The UN refugee agency (UNHCR) reported on Tuesday that thousands of people have been forced to flee Ethiopia’s Tigray region to seek refuge in Sudan due to ongoing conflict.
The Ethiopian national government has been in the middle of a civil dispute with its northern regional government in Tigray.
The Washington Post reported that the conflict began in early November, when Prime Minister Abiy Ahmed stated that Tigrayans had attacked the national military base. In response to the alleged attack, he sent troops to the region, and announced that the military had bombed Tigray and destroyed weaponry near the regional capital of Mekele.
These were the beginnings of the current ongoing national violence that has seen innocent people caught in the crossfire. As a result, citizens of northern Ethiopia have been fleeing the country in their thousands.
According to UNHCR, more than 27,000 people have crossed into the neighbouring country in just over a week, and the scale of the refugees seeking aid in Sudan is the worst that part of the country has seen in over 20 years.
Ethiopian refugees are pictured near UNHCR's Hamdayet border reception in Sudan. A worsening crisis is unravelling in northern Ethiopia, where clashes between the Ethiopian army and forces from the Tigray region are driving thousands of people to flee.
“Women, men, and children have been crossing the border at the rate of 4,000 per day since Nov. 10, rapidly overwhelming the humanitarian response capacity on the ground,” a UNHCR spokesperson, Babar Baloch, said at a press conference.
“Refugees fleeing the fighting continue to arrive exhausted from the long trek to safety, with few belongings,” he added.
Although UN agencies and their relief partners have increased their assistance to refugees delivering food rations, clean water, and setting up temporary shelters among other things, the UNHCR says that the needs are continuing to grow.
The UN has been working with Sudan on the response to the crisis, and from Saturday, the UNHCR began relocating 2,500 refugees from the border to Um Raquba settlement site, in eastern Sudan.
A refugee from Ethiopia, who is fleeing clashes in the country's Tigray region, shades herself from the sun after crossing the border into Hamdayet, Sudan, with her family.
However Baloch went on to say that there is “critical need” to identify more sites so that refugees can be relocated away from the border and can access assistance and services.
Meanwhile in Tigray, the UNHCR has had difficulty accessing the region to provide humanitarian aid.

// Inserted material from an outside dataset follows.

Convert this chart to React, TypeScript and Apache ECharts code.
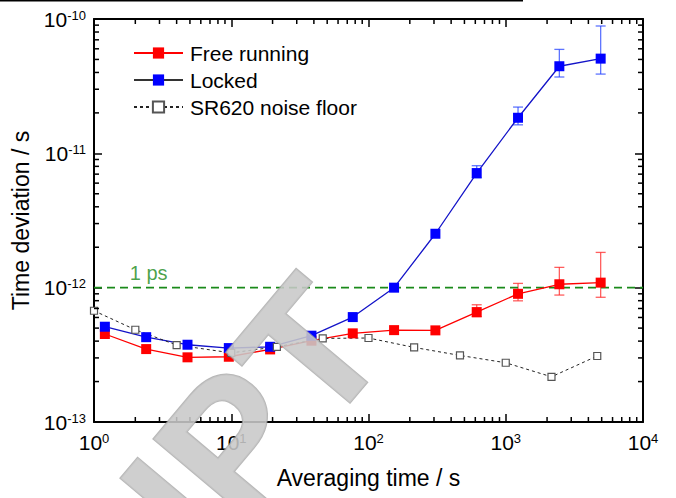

Baloch explained that a lack of electricity, telecommunications, fuel, and cash continue to severely hamper any humanitarian response.
“After nearly two weeks of conflict, reports of larger numbers of internally displaced grow daily, while the lack of access to those in need, coupled with the inability to move in goods to the region, remain major impediments to providing assistance,” he said.
The UNHCR is currently on stand-by to assist those displaced in Tigray should they find an opportunity to do so.
According to the UN, the civil conflict is also a major concern for the Eritrean refugee population of nearly 100,000 in Tigray, who rely on assistance from UNHCR and their partners.
“Potential for further displacement of refugees inside the country is increasingly a real possibility... The humanitarian situation as a result of this crisis is growing rapidly,” Baloch warned. He went on to reiterate UNCHR’s call for peace and urged all parties to respect the safety and security of all civilians in Tigray.
Ethiopian refugees cross the border into Hamdayet, Sudan. Since the violence began in early-November 2020, more than 14,500 children, women and men have fled into Sudan in search of safety, overwhelming the current capacity to provide aid.
In a statement released earlier this week, the UN Emergency Relief Coordinator, Mark Lowcock, called for access to those who require assistance in Ethiopia and expressed that the UN is staying on stand-by and is committed to providing humanitarian aid.
"The current situation is heightening the needs and the vulnerability of local people", he said. "It is disrupting the work of the UN and other humanitarian organisations. I call for full access to reach people in need wherever they are; safe passage for civilians seeking assistance; and the security of aid workers. Humanitarian workers must be able to deliver assistance without fear of attack."